Einen spezifischen Schutz für den Lebensraumgeneralisten Kuckuck gibt es nicht. Aber indem man sich für die Verlangsamung des Klimawandels und eine naturverträgliche Landwirtschaft einsetzt, kann man ihn schützten.
Von all dem unbeeindruckt kartiert Karsten Gärtner stoisch seine Kuckucke im Lauenburger Land weiter. Jahr für Jahr überträgt er nach jedem Kontrollgang Zahlen von seinem Notizbüchlein in eine handgezeichnete Tabelle:
"15.Juni, geht es los mit Nest 27, ein Ei; da waren am Vortag keine Eier drin; das heißt, er hat am 15.6. mit dem Legen begonnen; Nest 23 vier Eier, wie schon am vorigen Tag.

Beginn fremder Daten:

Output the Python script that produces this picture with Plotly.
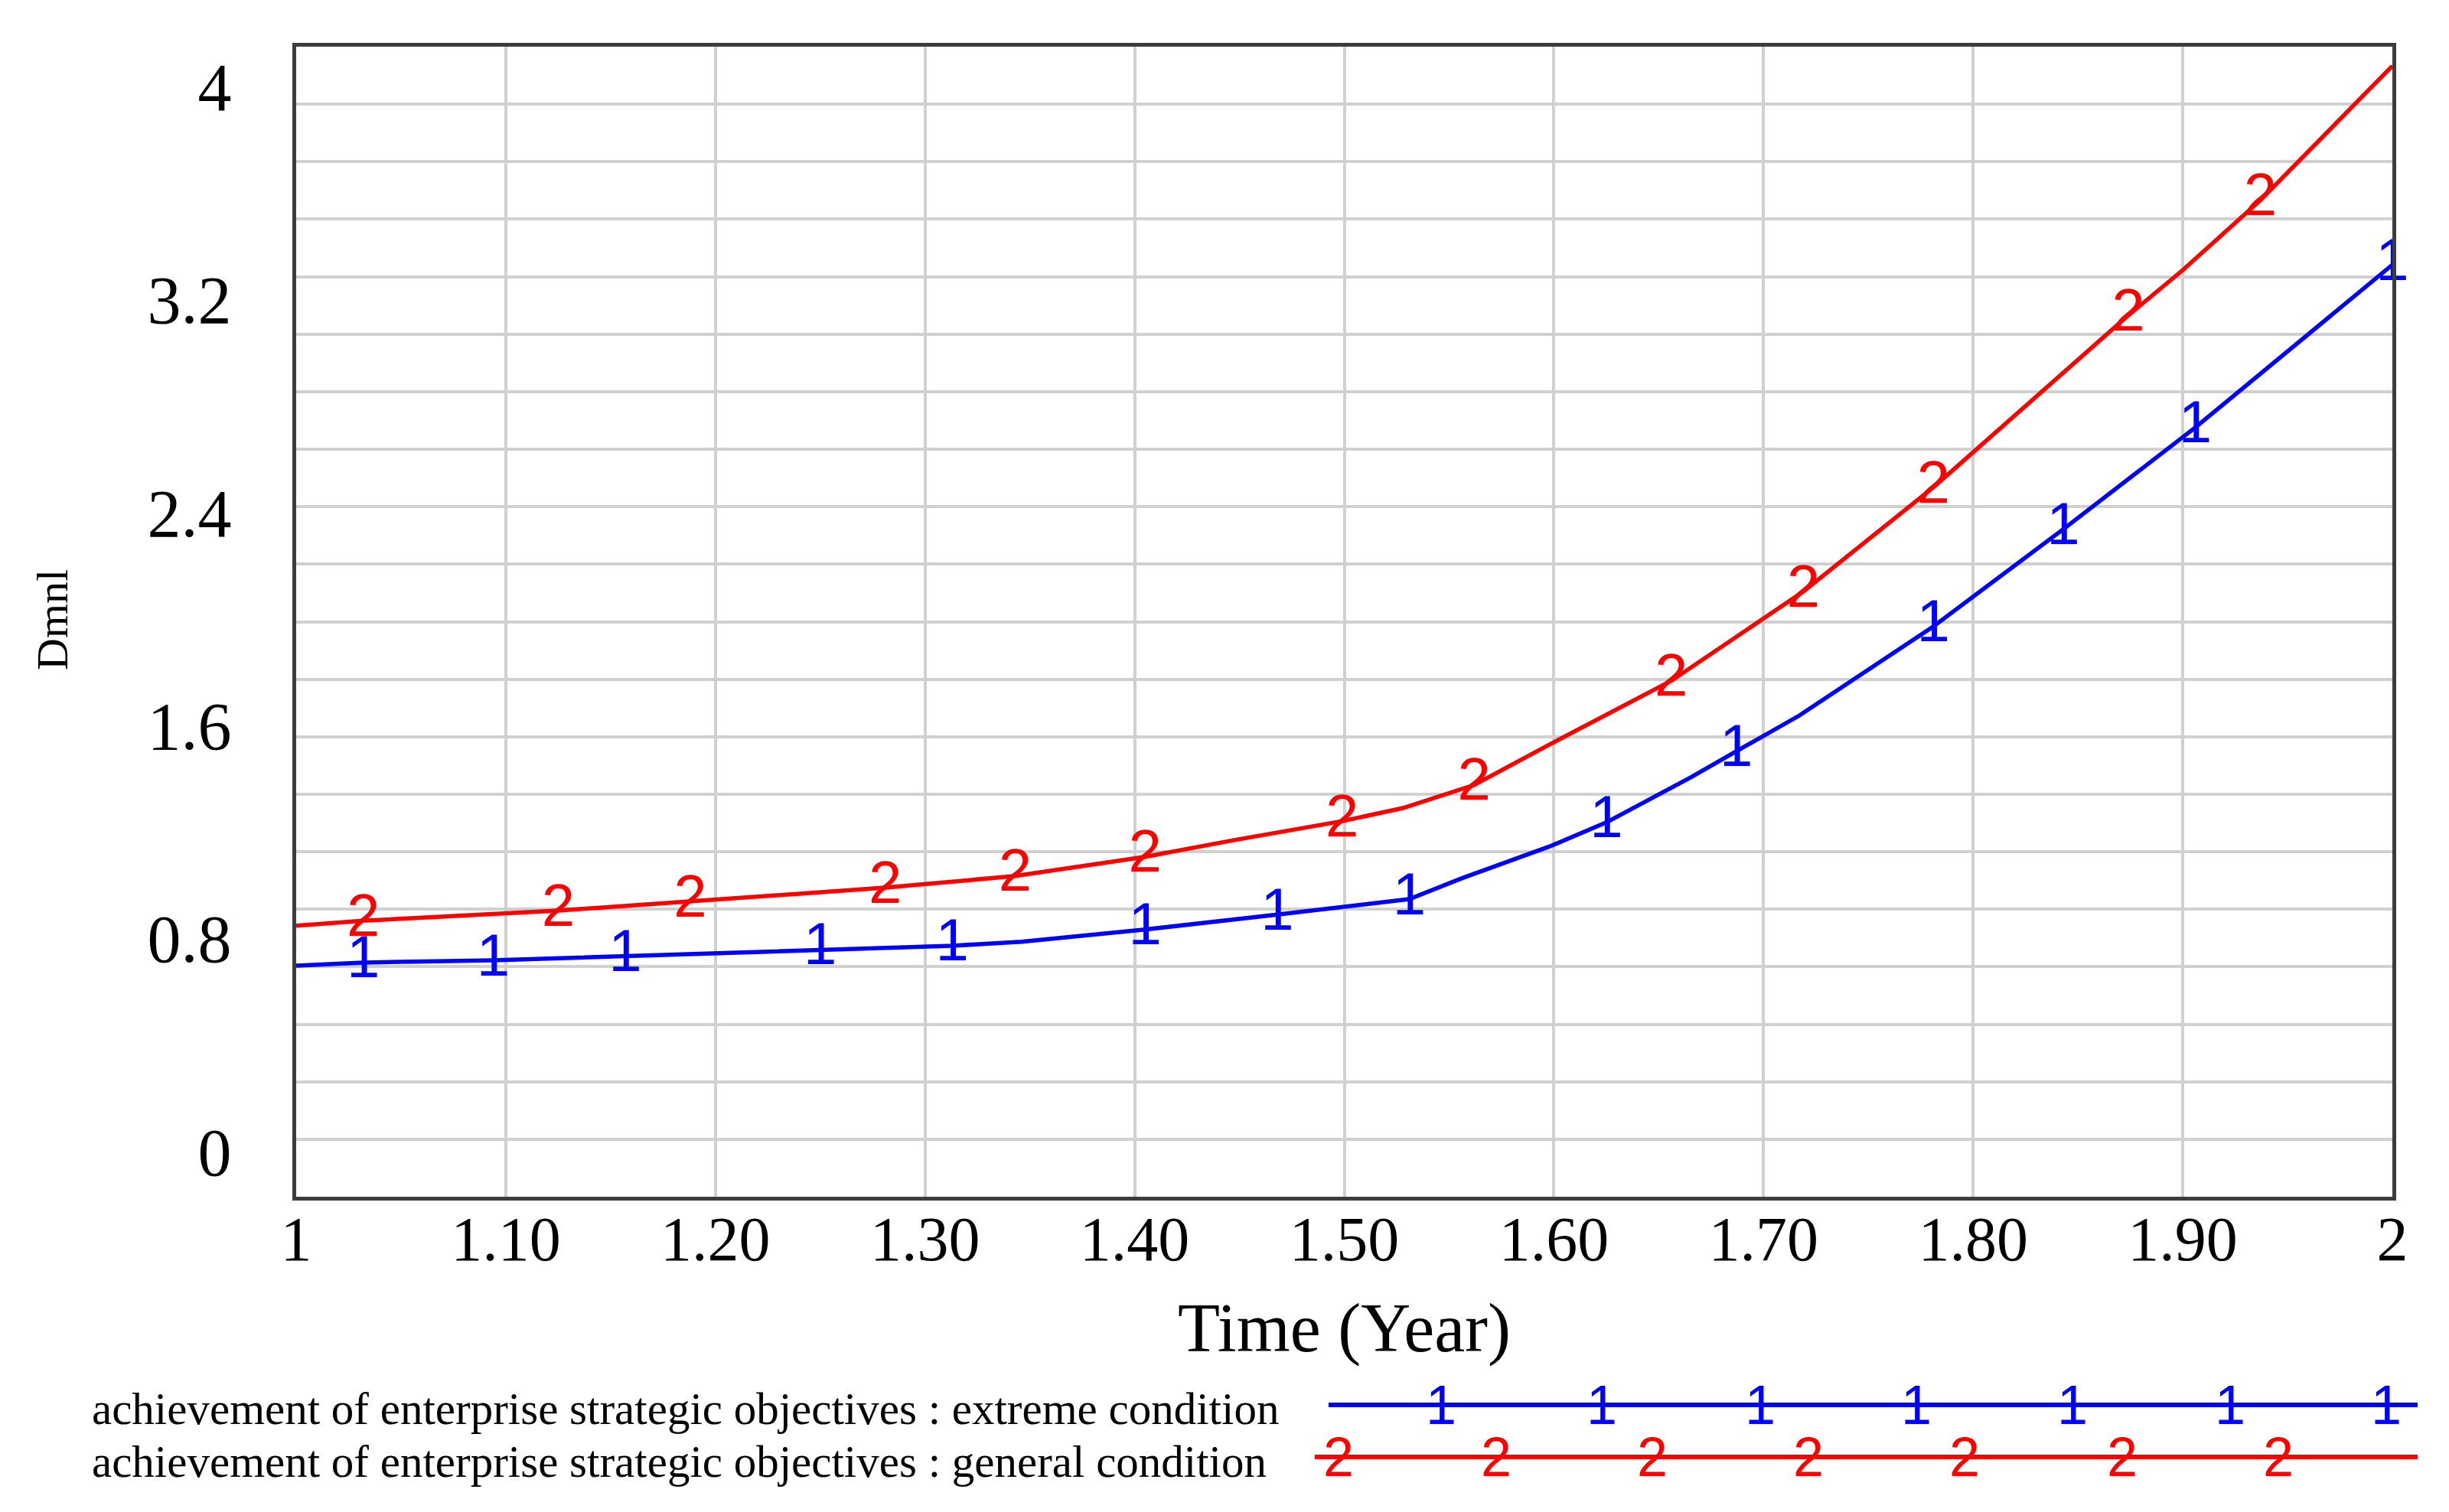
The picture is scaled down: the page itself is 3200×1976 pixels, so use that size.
import plotly.graph_objects as go

# ---------------- data ----------------
time_extreme = [1.000, 1.032, 1.094, 1.157, 1.200, 1.250, 1.313, 1.346, 1.405, 1.468, 1.497,
                1.531, 1.556, 1.598, 1.625, 1.665, 1.687, 1.717, 1.781, 1.843, 1.906, 2.000]
value_extreme = [0.698, 0.710, 0.718, 0.733, 0.744, 0.759, 0.773, 0.788, 0.834, 0.890, 0.916,
                 0.948, 1.026, 1.146, 1.236, 1.404, 1.503, 1.637, 1.972, 2.337, 2.719, 3.330]
marked_extreme = [0, 1, 1, 1, 0, 1, 1, 0, 1, 1, 0,
                  1, 0, 0, 1, 0, 1, 0, 1, 1, 1, 1]

time_general = [1.000, 1.032, 1.125, 1.188, 1.281, 1.343, 1.405, 1.447, 1.499, 1.528, 1.562,
                1.598, 1.656, 1.700, 1.719, 1.781, 1.800, 1.874, 1.900, 1.937, 2.000]
value_general = [0.848, 0.867, 0.905, 0.939, 0.991, 1.035, 1.107, 1.169, 1.241, 1.290, 1.377,
                 1.529, 1.768, 2.002, 2.103, 2.494, 2.626, 3.140, 3.310, 3.572, 4.077]
marked_general = [0, 1, 1, 1, 1, 1, 1, 0, 1, 0, 1,
                  0, 1, 0, 1, 1, 0, 1, 0, 1, 0]

x_tick_vals = [1.0, 1.1, 1.2, 1.3, 1.4, 1.5, 1.6, 1.7, 1.8, 1.9, 2.0]
x_tick_text = ["1", "1.10", "1.20", "1.30", "1.40", "1.50", "1.60", "1.70", "1.80", "1.90", "2"]
y_tick_vals = [0, 0.8, 1.6, 2.4, 3.2, 4.0]
y_tick_text = ["0", "0.8", "1.6", "2.4", "3.2", "4"]

series_names = ["achievement of enterprise strategic objectives : extreme condition",
                "achievement of enterprise strategic objectives : general condition"]
series_marks = ["1", "2"]
series_colors = ["#0000ff", "#ff0000"]

# ---------------- layout geometry (pixels) ----------------
W, H = 3200, 1976
PL, PR, PT, PB = 379, 3118, 53, 1556
Y_LO, Y_HI = -0.1695, 4.149
GRID_N = 20


def px_x(px):
    return (px - PL) / (PR - PL)


def px_y(py):
    return (PB - py) / (PB - PT)


SERIF = "Liberation Serif"
SANS = "Liberation Sans"

fig = go.Figure()

series = [
    (time_extreme, value_extreme, marked_extreme),
    (time_general, value_general, marked_general),
]

for i, (tx, vy, mk) in enumerate(series):
    fig.add_trace(go.Scatter(
        x=tx, y=vy, mode="lines", name=series_names[i],
        line=dict(color=series_colors[i], width=5.5),
        showlegend=False, hoverinfo="skip",
    ))
    fig.add_trace(go.Scatter(
        x=[t for t, m in zip(tx, mk) if m],
        y=[v for v, m in zip(vy, mk) if m],
        mode="text", text=[series_marks[i]] * sum(mk),
        textposition="middle center",
        textfont=dict(family=SANS, size=78, color=series_colors[i]),
        showlegend=False, hoverinfo="skip", cliponaxis=False,
    ))

# ---------------- manual legend (Vensim style) ----------------
legend_rows = [
    dict(text_y=1833, line_y=1828, x0=1728, x1=3151,
         marks=[1875, 2085, 2292, 2496, 2700, 2906, 3110]),
    dict(text_y=1902, line_y=1896, x0=1710, x1=3151,
         marks=[1741, 1947, 2151, 2355, 2559, 2765, 2969]),
]
shapes = []
annotations = []
for i, row in enumerate(legend_rows):
    shapes.append(dict(type="line", xref="paper", yref="paper",
                       x0=px_x(row["x0"]), x1=px_x(row["x1"]),
                       y0=px_y(row["line_y"]), y1=px_y(row["line_y"]),
                       line=dict(color=series_colors[i], width=6)))
    annotations.append(dict(text=series_names[i], xref="paper", yref="paper",
                            x=px_x(110), y=px_y(row["text_y"]),
                            xanchor="left", yanchor="middle", showarrow=False,
                            font=dict(family=SERIF, size=59, color="#000000")))
    for mx in row["marks"]:
        annotations.append(dict(text=series_marks[i], xref="paper", yref="paper",
                                x=px_x(mx), y=px_y(row["line_y"]),
                                xanchor="center", yanchor="middle", showarrow=False,
                                font=dict(family=SANS, size=72, color=series_colors[i])))

# axis titles
annotations.append(dict(text="Time (Year)", xref="paper", yref="paper",
                        x=0.5, y=px_y(1728), xanchor="center", yanchor="middle",
                        showarrow=False, font=dict(family=SERIF, size=90, color="#000000")))
annotations.append(dict(text="Dmnl", xref="paper", yref="paper",
                        x=px_x(61), y=px_y(802), xanchor="center", yanchor="middle",
                        textangle=-90, showarrow=False,
                        font=dict(family=SERIF, size=58, color="#000000")))

fig.update_layout(
    width=W, height=H,
    margin=dict(l=PL, r=W - PR, t=PT, b=H - PB, autoexpand=False),
    paper_bgcolor="white", plot_bgcolor="white",
    showlegend=False,
    shapes=shapes, annotations=annotations,
    xaxis=dict(
        range=[1, 2], tickmode="array", tickvals=x_tick_vals, ticktext=x_tick_text,
        showgrid=True, gridcolor="#d0d0d0", gridwidth=4,
        zeroline=False, showline=True, mirror=True, linecolor="#3c3c3c", linewidth=5,
        ticks="", ticklabelstandoff=-20,
        tickfont=dict(family=SERIF, size=82, color="#000000"),
        automargin=False,
    ),
    yaxis=dict(
        range=[Y_LO, Y_HI], tickmode="array", tickvals=y_tick_vals, ticktext=y_tick_text,
        showgrid=False, zeroline=False,
        showline=True, mirror=True, linecolor="#3c3c3c", linewidth=5,
        ticks="", ticklabelstandoff=62,
        tickfont=dict(family=SERIF, size=88, color="#000000"),
        minor=dict(tickmode="linear", tick0=Y_LO, dtick=(Y_HI - Y_LO) / GRID_N,
                   showgrid=True, gridcolor="#d0d0d0", gridwidth=4, ticks=""),
        automargin=False,
    ),
)

fig.write_html("out.html")
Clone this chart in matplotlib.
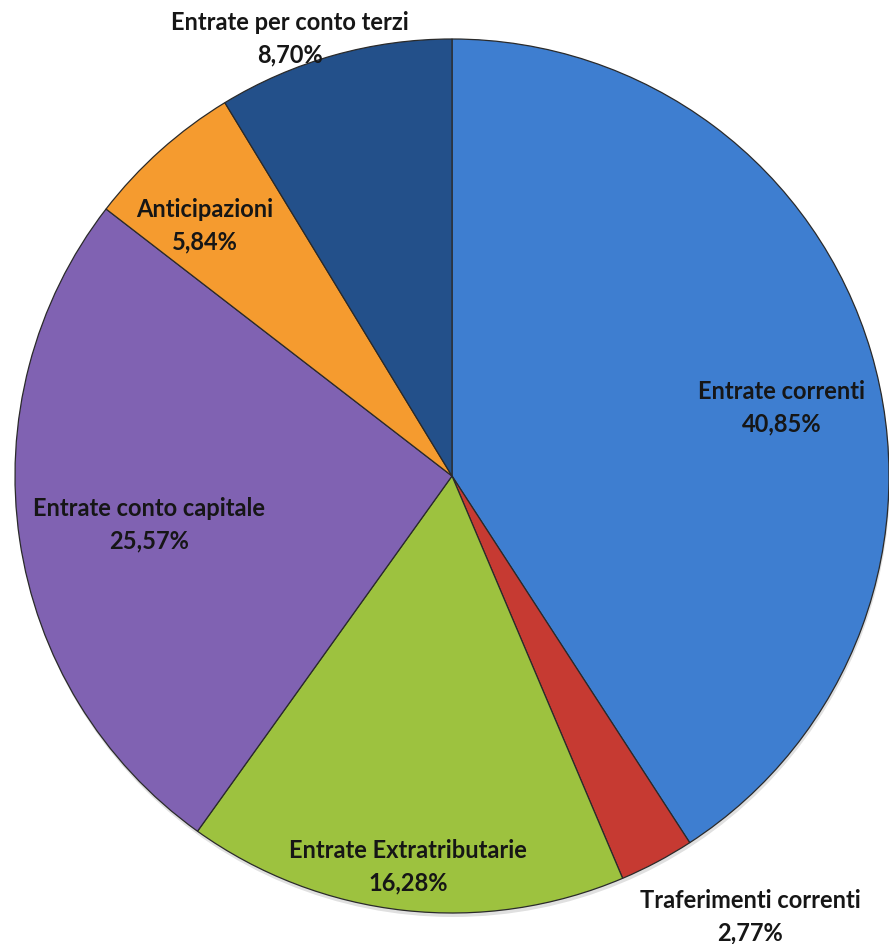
import matplotlib
matplotlib.use("Agg")
from matplotlib import pyplot as plt
from matplotlib.patches import Circle

# dati
voci = ["Entrate correnti", "Traferimenti correnti", "Entrate Extratributarie",
        "Entrate conto capitale", "Anticipazioni", "Entrate per conto terzi"]
percentuali = [40.85, 2.77, 16.28, 25.57, 5.84, 8.70]
colori = ["#3E7ED0", "#C63A32", "#9DC23F", "#8062B2", "#F59B2F", "#23508A"]

# posizioni etichette (pixel, centro del blocco di testo)
pos_etichette = [(782, 408), (750, 917), (408, 867), (149, 525), (205, 226), (290, 39)]

W, H = 889, 944
cx, cy, r = 452, 476, 437

fig = plt.figure(figsize=(W / 100, H / 100), dpi=100)
ax = fig.add_axes([0, 0, 1, 1])

# ombra leggera
ax.add_patch(Circle((cx + 1, H - cy - 4), r, color="#000000", alpha=0.12, lw=0))

ax.pie(percentuali, colors=colori, startangle=90, counterclock=False,
       center=(cx, H - cy), radius=r, frame=True,
       wedgeprops=dict(edgecolor="#2a2a2a", linewidth=0.9))
ax.set_xlim(0, W)
ax.set_ylim(0, H)
ax.set_aspect('auto')
ax.axis('off')

for v, p, (x, y) in zip(voci, percentuali, pos_etichette):
    testo = v + "\n" + ("%.2f%%" % p).replace(".", ",")
    ax.text(x, H - y, testo, ha='center', va='center', fontsize=17,
            fontweight='bold', family='Lato', color='#161616', linespacing=1.5)

fig.savefig("out.png", dpi=100)
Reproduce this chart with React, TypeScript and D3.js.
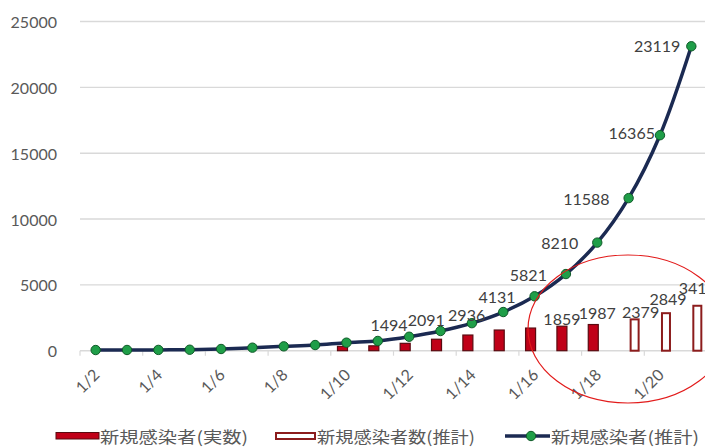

Der brütet also schon; Nest 24 drei Eier; da hätte der Kuckuck noch legen können, ist aber nicht."
Und wofür das Ganze?
"Es ist alles festgehalten, zum Teil veröffentlicht; ja es ist also eine riesige Datenmenge, das ist wahr."
Der Kuckucksdokumentarist aus Passion ist kein Freund von vielen Worten. Aber seine Langzeitdaten helfen den Vogelkundlern, effektive Strategien zum Schutz dieses einzigartigen Vogels in Mitteleuropa zu entwickeln.